Martha “Mattie” Branson
Mattie Branson, daughter of Reuben Branson and Louisa
Armstrong, was born 29 October 1882 in Mariposa County, probably at Hite’s Cove. She was a twin of
Mabel. Her formal name was Martha. She is not to be confused with her father’s sister, who was
another Martha “Mattie” Branson.
Mattie was raised in the foothills of Mariposa and Madera County. (While Mattie was a small child, Madera County did not yet exist; the territory it is now comprised of was then part of Fresno County.) The family frequently shifted its base from various mining sites or the places Reuben worked as a lumberman, sawmill worker, and blacksmith. These places include the Potter Ridge and Grub Gulch areas. By the middle of the 1890s, as William and David, the oldest sons of the family, became old enough to help with financial support, Louisa chose to stop moving about -- even though Reuben continued to roam in search of opportunities -- and settled into a house in the quarry town of Raymond in Madera County.
During the Raymond years Mattie, along with her twin sister, was increasingly called upon to be a young woman of the household. Finances and family dynamics were such that all the Branson girls were hired out as domestic servants in local homes at various times while in their early teens. With older sister Mamie crippled by either polio or an untreated hip displacement, Mattie and Mabel shouldered an extra amount of responsibility.

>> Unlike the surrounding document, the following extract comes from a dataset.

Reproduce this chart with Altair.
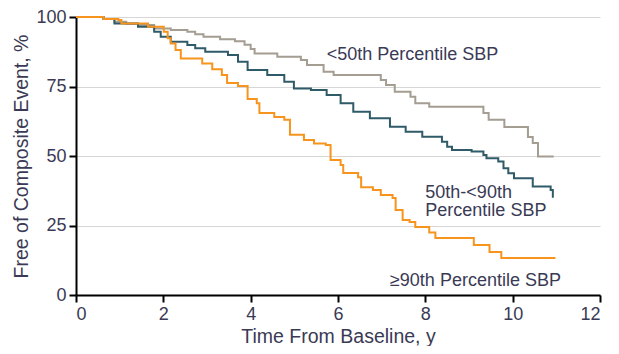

In the latter part of 1900 Reuben Branson took a job with the Yellow Aster Mining Company in the Indian Wells Valley on the eastern side of the Sierra Nevada range, in Kern County near the corners of Inyo and San Bernardino Counties. The family moved to Randsburg, a company town. Mattie was old enough to be out on her own but it is thought she came along at first. If so, she did so only briefly. She was in Fresno County when she died 4 January 1902 of diphtheria. She was buried at Arbor Vitae Cemetery, Madera, CA near her brother William Henry Branson, who had died five years earlier from a similar cause. Arbor Vitae over the next few decades would be the place where the remains of many members of the families of Reuben Branson and his brother John Sevier Branson, Jr. would be laid to rest. Her gravemarker (shown above at left) is engraved with the wrong birth year.